3. Истина и Спаситель

Когда Христос говорит, что Он есть Истина и в то же время Жизнь мира, Он вводит в истину содержание, несущее онтологический смысл. Если истина спасает мир, то это происходит потому, что она есть жизнь. Христологическая тайна, как это провозглашено Халкидонским определением, означает, что спасение как истина и жизнь возможно только в и через лицо(person), которое онтологически является истинным, то есть нечто, что творение не может предложить, — как мы это уже видели. Единственный способ существования для истинного лица заключается в том, чтобы бытие и общение совпадали. Триединый Бог предлагает в Себе единственную возможность для такого отождествления бытия с общением; Он есть откровение истинной личности.

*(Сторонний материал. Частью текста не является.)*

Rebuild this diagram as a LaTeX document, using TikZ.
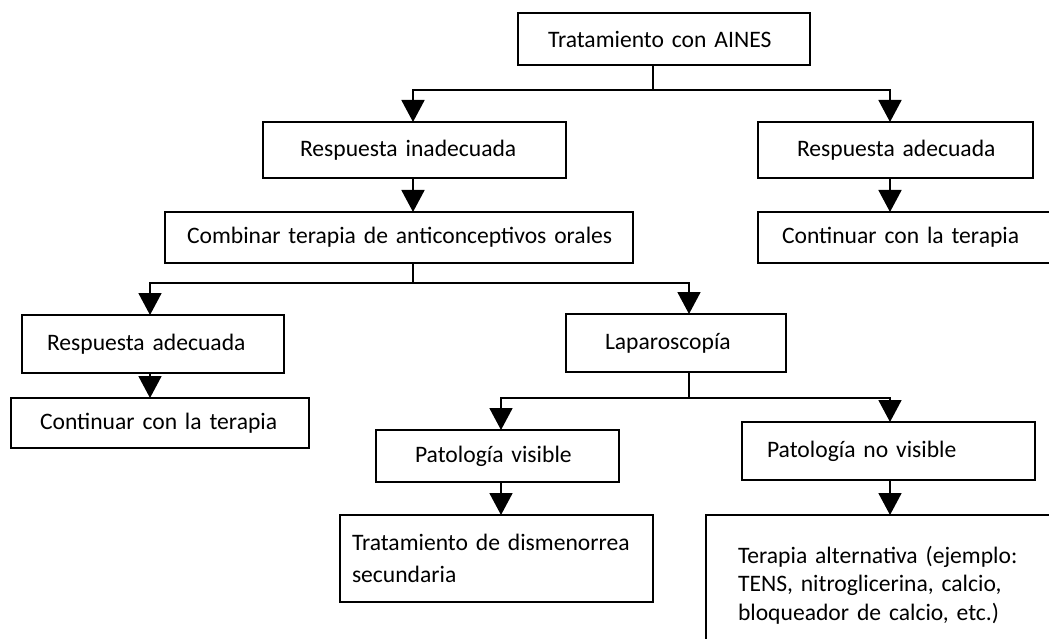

Христология основывается именно на утверждении, что только Троица может предложить тварному бытию истинную базу для личности и отсюда — спасение. Это означает, что Христос должен быть Богом, чтобы быть спасителем, но это также означает нечто большее: Он должен быть не индивидуумом, а истинной личностью. Невозможно в рамках нашего опыта индивидуализированного существования найти вообще какую-то аналогию с бытием, которая есть полностью и онтологически личным. Наш опыт личности через общение и любовь выдвигает идею такого рода существования, но не предлагая полного онтологического содержания. Истинная жизнь (без смерти) для нас невозможна, пока наше бытие онтологически предопределяется тварностью. Таким образом, с помощью любви как аналогии мы сможем достичь понимания христологии креста (лицо, которое так любит нас, что готово умереть за нас), но без способности следовать этому в воскресенье (лицо, которое победило смерть), христология вместе с этим ничего не привносит онтологического. Христос есть истина именно потому, что Он в Самом Себе проявляет не просто бытие, а настойчивость, возрождение бытия; через воскресение христология показывает, что тварное существование может быть настолько истинным, что даже человеческая свобода не может подавить это [176] как это фактически было осуществлено на кресте. Истина и бытие сущностно отождествляется только в воскресении Христа, где свобода больше не является угрозой бытию.

176

Достоевский раскрывает онтологические следствия свободы, делая попытку обозначить конец существования самоуничтожением как выражение человеческой свободы самоутверждения. Как это изложено Кирилловым в"Бесах", человек может доказать, что он — Бог — то есть конечный пункт существования — только если он сможет положить конец своему существованию путем самоубийства. Тот факт, что жизнь продолжается несмотря на способность человека убить самого себя, является онтологическим доказательством, что человек является субъектом индивидуализации, а не конечной основой бытия несмотря на угрозу, которую он представляет для бытия, имея возможность смертью уничтожать другие бытия. Нам следует отметить важность всего этого для онтологических следствий Креста и Воскресения Христа.